Section: Other Grants and Activities
Category: ANR-RNTL project
Duration: February 2007 - February 2010
Partners: INRIA-SMIS (coordinator), Univ. Versailles-PRiSM, Gemalto, Santeos (Atos Origin), ALDS
Description: The goal of the PlugDB project is to design and experiment new technologies dedicated to a secured and ubiquitous management of personal data. Existing solutions for sharing and manipulating personal data (medical, social, administrative, commercial, professional data, etc.) are usually server-based. These solutions suffer from two weaknesses. The first one lies in the impossibility to access the data without a permanent, reliable, secured and high bandwidth connection. The second weakness is the lack of security warranties as soon as the data leaves the security realm of the server. The PlugDB project addresses these limitations with the help of a new secured device named SPT (Secure Portable Token). A SPT combines the intrinsic security of smart cards with the storage capacity of USB keys (several GB soon) and the universality of the USB protocol. The project innovation lies in the association of sophisticated data management techniques with cryptographic protocols embedded in a SPT-like device. More precisely, a specific DBMS engine must be designed to match the peculiarities of the SPT storage memory (NAND Flash) and the limited processing capacities of its microcontroller. New cryptographic protocols dedicated to the protection of the data at rest as well as to the data in transit in collaborative scenarios must also be designed. The DMSP project will serve as a testbed for the PlugDB technology.

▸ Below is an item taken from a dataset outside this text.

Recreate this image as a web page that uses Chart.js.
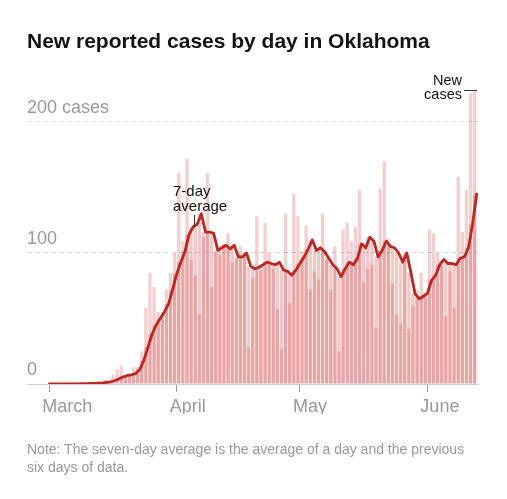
<!DOCTYPE html>
<html>
<head>
<meta charset="utf-8">
<script src="https://cdn.jsdelivr.net/npm/chart.js@4"></script>
<style>
  body { margin: 0; background: #fff; font-family: 'Liberation Sans', Arial, sans-serif; }
  #wrap { position: relative; width: 507px; height: 499px; overflow: hidden; }
  #chart { position: absolute; left: 0; top: 0; }
  .title {
    position: absolute; left: 27px; top: 30px;
    font-size: 21px; line-height: 21px; font-weight: bold;
    color: #121212; white-space: nowrap;
  }
  .note {
    position: absolute; left: 27px; top: 441px; width: 450px;
    font-size: 14px; line-height: 17.6px; color: #999;
  }
</style>
</head>
<body>
<div id="wrap">
  <canvas id="chart" width="507" height="499"></canvas>
  <div class="title">New reported cases by day in Oklahoma</div>
  <div class="note">Note: The seven-day average is the average of a day and the previous six days of data.</div>
</div>

<script>
// one value per day, March 1 (day 0) to June 13 (day 104)
const newCases = [
  0, 0, 0, 0, 0, 0, 1, 0, 1, 0,
  1, 0, 2, 1, 3, 2, 7, 11, 14, 5,
  7, 13, 13, 25, 58, 85, 74, 55, 51, 72,
  85, 100, 161, 109, 172, 95, 83, 53, 112, 161,
  74, 100, 98, 107, 115, 93, 96, 105, 100, 28,
  81, 128, 87, 123, 100, 88, 57, 27, 130, 62,
  145, 128, 101, 121, 72, 86, 80, 130, 95, 72,
  105, 25, 118, 123, 109, 120, 148, 78, 88, 91,
  43, 149, 170, 111, 77, 53, 46, 98, 42, 60,
  72, 85, 70, 118, 115, 100, 90, 52, 86, 58,
  158, 116, 148, 222, 224
];

// 7-day average
const avg7 = [
  0, 0, 0, 0, 0, 0, 0.1, 0.1, 0.3, 0.3,
  0.4, 0.4, 0.7, 0.9, 1.3, 1.7, 2.7, 4, 5.5, 6.5,
  7, 8, 11, 18, 28, 38, 45, 50, 55, 61,
  72, 84, 93, 101, 114, 120, 122, 130, 116, 116,
  115, 102, 104, 106, 103, 106, 97, 97, 100, 90,
  88, 89, 91, 93, 92, 91, 93, 87, 86, 83,
  87, 92, 97, 103, 110, 102, 104, 101, 96, 91,
  88, 82, 88, 93, 91, 96, 107, 104, 112, 109,
  97, 102, 109, 105, 104, 100, 93, 100, 85, 69,
  65, 67, 69, 79, 83, 91, 95, 92, 92, 91,
  96, 97, 104, 122, 145
];

const monthTicks = [0, 31, 61, 92];
const monthLabels = ['March', 'April', 'May', 'June'];
const yTicks = [0, 100, 200];

const days = newCases.map((_, i) => i);
const pts = arr => arr.map((v, i) => ({ x: days[i], y: v }));

const FONT = "'Liberation Sans', Arial, sans-serif";
const barRGB = '200, 40, 40';

// labels for the line and the bars
const annotations = {
  id: 'annotations',
  afterDatasetsDraw(chart) {
    const ctx = chart.ctx;
    ctx.save();
    ctx.fillStyle = '#121212';
    ctx.font = '15px ' + FONT;
    ctx.textAlign = 'left';
    ctx.fillText('7-day', 173, 196);
    ctx.fillText('average', 173, 210.5);
    ctx.font = '14.5px ' + FONT;
    ctx.textAlign = 'right';
    ctx.fillText('New', 462, 84.5);
    ctx.fillText('cases', 462, 98.5);
    ctx.strokeStyle = '#333';
    ctx.lineWidth = 1;
    ctx.beginPath();
    ctx.moveTo(194.5, 215);
    ctx.lineTo(194.5, 227);
    ctx.moveTo(464, 90.5);
    ctx.lineTo(477, 90.5);
    ctx.stroke();
    ctx.restore();
  }
};

new Chart(document.getElementById('chart'), {
  data: {
    datasets: [
      {
        type: 'line',
        label: '7-day average',
        data: pts(avg7),
        xAxisID: 'x',
        borderColor: '#bb2723',
        borderWidth: 2.8,
        pointRadius: 0,
        tension: 0,
        borderJoinStyle: 'round',
        borderCapStyle: 'round',
        order: 0
      },
      {
        type: 'bar',
        label: 'New cases',
        data: pts(newCases),
        xAxisID: 'xb',
        backgroundColor: 'rgba(' + barRGB + ', 0.22)',
        grouped: false,
        barPercentage: 0.82,
        categoryPercentage: 1,
        order: 1
      },
      {
        type: 'bar',
        label: 'Average',
        data: pts(avg7),
        xAxisID: 'xb',
        backgroundColor: 'rgba(' + barRGB + ', 0.25)',
        grouped: false,
        barPercentage: 0.82,
        categoryPercentage: 1,
        order: 2
      }
    ]
  },
  options: {
    responsive: false,
    animation: false,
    devicePixelRatio: 1,
    events: [],
    layout: { padding: { left: 27, right: 29, top: 69.6, bottom: 85 } },
    plugins: { legend: { display: false }, tooltip: { enabled: false } },
    scales: {
      x: {
        type: 'linear',
        position: 'bottom',
        offset: false,
        min: -5.43,
        max: 104.32,
        afterBuildTicks: s => { s.ticks = monthTicks.map(v => ({ value: v })); },
        afterFit: s => { s.height = 30; },
        grid: { drawOnChartArea: false, drawTicks: true, tickLength: 8, tickColor: '#999', color: '#999' },
        border: { display: true, color: '#ccc', width: 1 },
        ticks: {
          align: 'start',
          labelOffset: -7,
          padding: 4,
          color: '#999',
          autoSkip: false,
          maxRotation: 0,
          font: { family: FONT, size: 18 },
          callback: (v, i) => monthLabels[i]
        }
      },
      // bars sit on the day interval that ends at each day tick
      xb: { type: 'linear', display: false, offset: false, min: -4.93, max: 104.82 },
      y: {
        type: 'linear',
        position: 'left',
        min: 0,
        max: 240,
        afterBuildTicks: s => { s.ticks = yTicks.map(v => ({ value: v })); },
        afterFit: s => { s.width = 0; },
        grid: {
          drawTicks: false,
          lineWidth: 1,
          color: c => (c.tick && c.tick.value === 0) ? 'rgba(0,0,0,0)' : '#ddd'
        },
        border: { display: false, dash: [5, 3] },
        ticks: {
          mirror: true,
          padding: 0,
          labelOffset: -14,
          color: '#999',
          font: { family: FONT, size: 18 },
          callback: v => v === 200 ? '200 cases' : String(v)
        }
      }
    }
  },
  plugins: [annotations]
});
</script>
</body>
</html>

Category: ANR-ARPEGE project
Duration: Jan 2009 Jan 2012
Partners: SopinSpace (coordinator), INRIA (SMIS, SECRET), CECOGI
Description: The design and implementation of large-scale infrastructure for sensitive and critical data (e.g., electronic health records) have to face a tangle of legal provisions, technical standards, and societal concerns and expectations. DEMOTIS project aims to understand how the intrication between legal and technical domains constrains the design of such data infrastructures. DEMOTIS consists of two interdependent facets: legal (health law, privacy law, intellectual property law) and computer science (database security, cryptographic techniques). Combining expertise of jurists and computer scientists should help to better assess whether law statements can be actually put in practice, to characterize the related technological challenges when mismatches are detected and, when possible, to suggest preliminary solutions.